▶ _Aim_: Find every line containing the word "with" and report the count, nothing more.

▶ _Records provided_:
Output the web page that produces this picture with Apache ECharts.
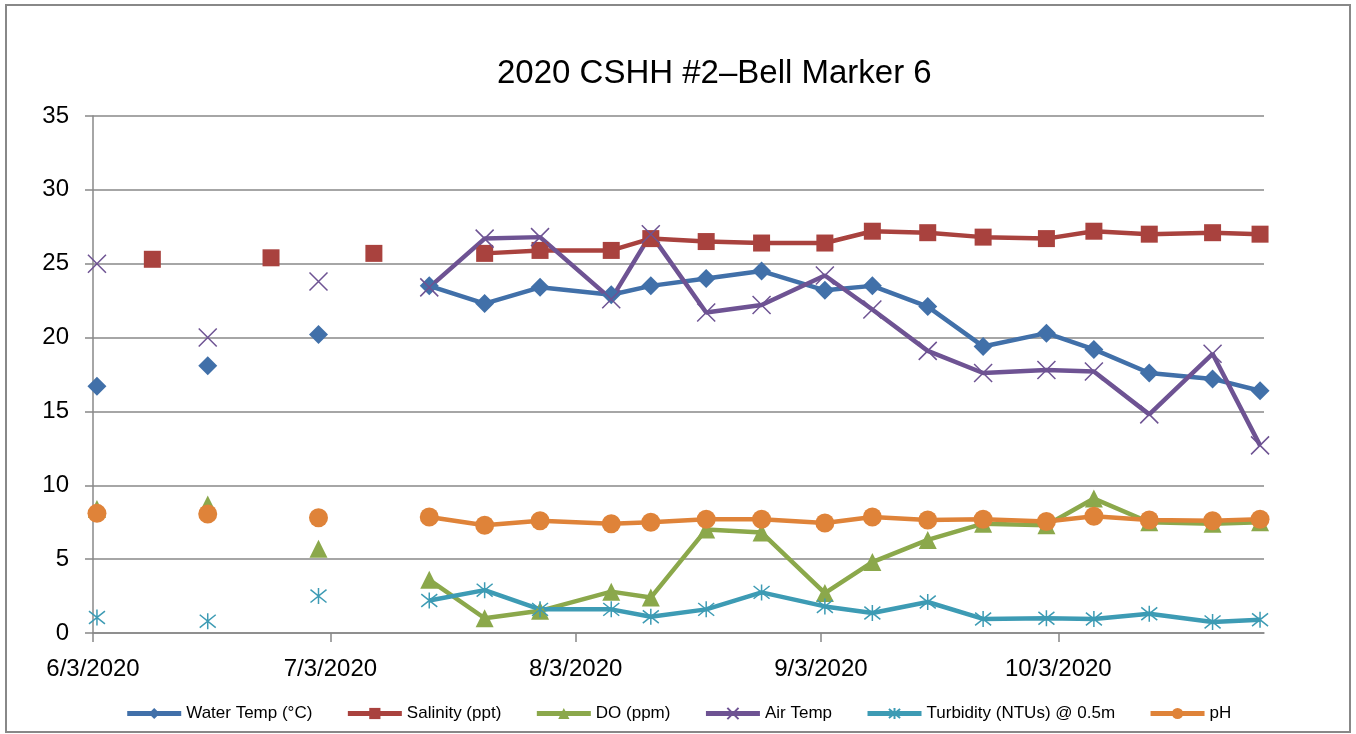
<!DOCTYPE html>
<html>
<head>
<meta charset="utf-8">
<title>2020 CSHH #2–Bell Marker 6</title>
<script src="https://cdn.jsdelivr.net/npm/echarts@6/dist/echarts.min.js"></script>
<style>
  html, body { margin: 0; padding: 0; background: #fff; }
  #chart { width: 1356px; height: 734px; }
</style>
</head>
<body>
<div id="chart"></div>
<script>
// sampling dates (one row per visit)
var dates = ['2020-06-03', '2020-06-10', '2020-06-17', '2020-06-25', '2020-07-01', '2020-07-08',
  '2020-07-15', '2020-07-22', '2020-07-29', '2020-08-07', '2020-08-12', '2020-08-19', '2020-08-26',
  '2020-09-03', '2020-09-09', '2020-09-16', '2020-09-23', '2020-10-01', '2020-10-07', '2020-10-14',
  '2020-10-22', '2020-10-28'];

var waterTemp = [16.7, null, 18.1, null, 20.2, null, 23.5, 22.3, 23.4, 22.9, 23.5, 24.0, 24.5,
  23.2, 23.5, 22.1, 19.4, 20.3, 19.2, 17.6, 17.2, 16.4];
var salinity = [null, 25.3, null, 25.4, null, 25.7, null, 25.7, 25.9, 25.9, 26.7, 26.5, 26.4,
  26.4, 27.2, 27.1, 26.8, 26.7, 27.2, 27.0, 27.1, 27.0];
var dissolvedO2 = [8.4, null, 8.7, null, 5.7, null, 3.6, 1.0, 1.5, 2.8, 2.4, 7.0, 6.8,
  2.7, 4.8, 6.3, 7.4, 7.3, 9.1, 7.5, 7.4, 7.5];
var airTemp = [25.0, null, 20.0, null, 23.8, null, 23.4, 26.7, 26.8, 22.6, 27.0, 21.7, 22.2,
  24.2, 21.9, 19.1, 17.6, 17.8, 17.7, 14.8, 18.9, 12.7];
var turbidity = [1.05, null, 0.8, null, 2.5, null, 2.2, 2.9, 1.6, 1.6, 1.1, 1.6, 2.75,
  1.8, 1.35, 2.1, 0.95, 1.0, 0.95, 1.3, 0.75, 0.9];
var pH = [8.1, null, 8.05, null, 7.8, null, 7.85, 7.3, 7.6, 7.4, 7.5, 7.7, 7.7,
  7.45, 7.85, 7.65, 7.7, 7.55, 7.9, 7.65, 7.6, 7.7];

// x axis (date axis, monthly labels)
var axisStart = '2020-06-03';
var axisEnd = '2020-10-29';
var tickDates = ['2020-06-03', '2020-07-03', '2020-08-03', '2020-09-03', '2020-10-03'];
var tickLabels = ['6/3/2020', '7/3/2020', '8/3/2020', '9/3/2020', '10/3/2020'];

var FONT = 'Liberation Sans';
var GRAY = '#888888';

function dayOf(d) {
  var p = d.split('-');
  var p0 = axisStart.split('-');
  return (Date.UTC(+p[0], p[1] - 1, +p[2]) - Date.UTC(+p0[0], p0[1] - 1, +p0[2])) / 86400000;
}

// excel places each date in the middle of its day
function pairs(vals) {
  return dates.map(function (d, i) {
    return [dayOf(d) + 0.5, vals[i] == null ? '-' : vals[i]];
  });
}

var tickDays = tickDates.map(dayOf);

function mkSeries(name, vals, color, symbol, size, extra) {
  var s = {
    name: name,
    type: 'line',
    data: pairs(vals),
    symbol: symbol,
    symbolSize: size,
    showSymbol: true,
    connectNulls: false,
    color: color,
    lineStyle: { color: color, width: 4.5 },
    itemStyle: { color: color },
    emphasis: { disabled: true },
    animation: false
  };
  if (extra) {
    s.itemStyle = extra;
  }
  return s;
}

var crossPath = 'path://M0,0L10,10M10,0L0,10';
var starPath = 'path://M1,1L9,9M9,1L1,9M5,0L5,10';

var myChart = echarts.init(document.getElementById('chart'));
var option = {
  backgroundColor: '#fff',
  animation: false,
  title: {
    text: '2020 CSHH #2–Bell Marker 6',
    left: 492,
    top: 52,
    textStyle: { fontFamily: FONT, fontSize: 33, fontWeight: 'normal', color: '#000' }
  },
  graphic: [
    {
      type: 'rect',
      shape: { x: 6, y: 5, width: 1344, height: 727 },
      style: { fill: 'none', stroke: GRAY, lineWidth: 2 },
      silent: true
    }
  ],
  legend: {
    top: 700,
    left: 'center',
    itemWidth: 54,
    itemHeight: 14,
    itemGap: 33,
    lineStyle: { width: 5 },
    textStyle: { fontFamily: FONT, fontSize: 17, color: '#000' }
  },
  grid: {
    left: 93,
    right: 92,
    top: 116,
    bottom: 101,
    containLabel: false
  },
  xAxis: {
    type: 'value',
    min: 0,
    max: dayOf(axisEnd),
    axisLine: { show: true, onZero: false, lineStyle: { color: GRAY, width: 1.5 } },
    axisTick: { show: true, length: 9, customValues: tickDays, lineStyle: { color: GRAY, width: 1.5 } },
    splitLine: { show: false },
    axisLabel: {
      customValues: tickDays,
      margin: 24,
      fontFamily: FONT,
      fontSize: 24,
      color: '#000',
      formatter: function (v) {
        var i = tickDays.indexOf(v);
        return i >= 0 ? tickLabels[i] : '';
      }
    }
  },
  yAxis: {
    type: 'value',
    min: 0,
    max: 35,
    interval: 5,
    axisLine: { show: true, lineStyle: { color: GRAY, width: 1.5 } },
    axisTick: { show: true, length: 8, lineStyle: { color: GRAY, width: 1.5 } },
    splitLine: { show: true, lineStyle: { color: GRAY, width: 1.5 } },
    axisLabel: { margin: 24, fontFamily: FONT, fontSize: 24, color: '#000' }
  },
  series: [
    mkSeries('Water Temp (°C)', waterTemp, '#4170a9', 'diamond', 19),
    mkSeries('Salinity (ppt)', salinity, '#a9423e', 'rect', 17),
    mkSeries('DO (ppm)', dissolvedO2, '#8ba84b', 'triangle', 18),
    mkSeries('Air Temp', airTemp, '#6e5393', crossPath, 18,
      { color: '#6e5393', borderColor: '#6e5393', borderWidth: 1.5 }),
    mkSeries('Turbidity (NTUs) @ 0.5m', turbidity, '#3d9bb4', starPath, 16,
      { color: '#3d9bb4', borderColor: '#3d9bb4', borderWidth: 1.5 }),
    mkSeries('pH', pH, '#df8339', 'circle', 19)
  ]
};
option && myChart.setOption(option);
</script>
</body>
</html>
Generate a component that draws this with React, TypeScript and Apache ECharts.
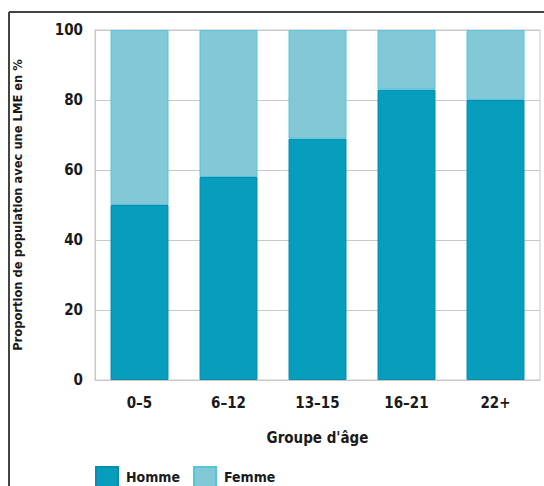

▶ _Solution to this problem_: 2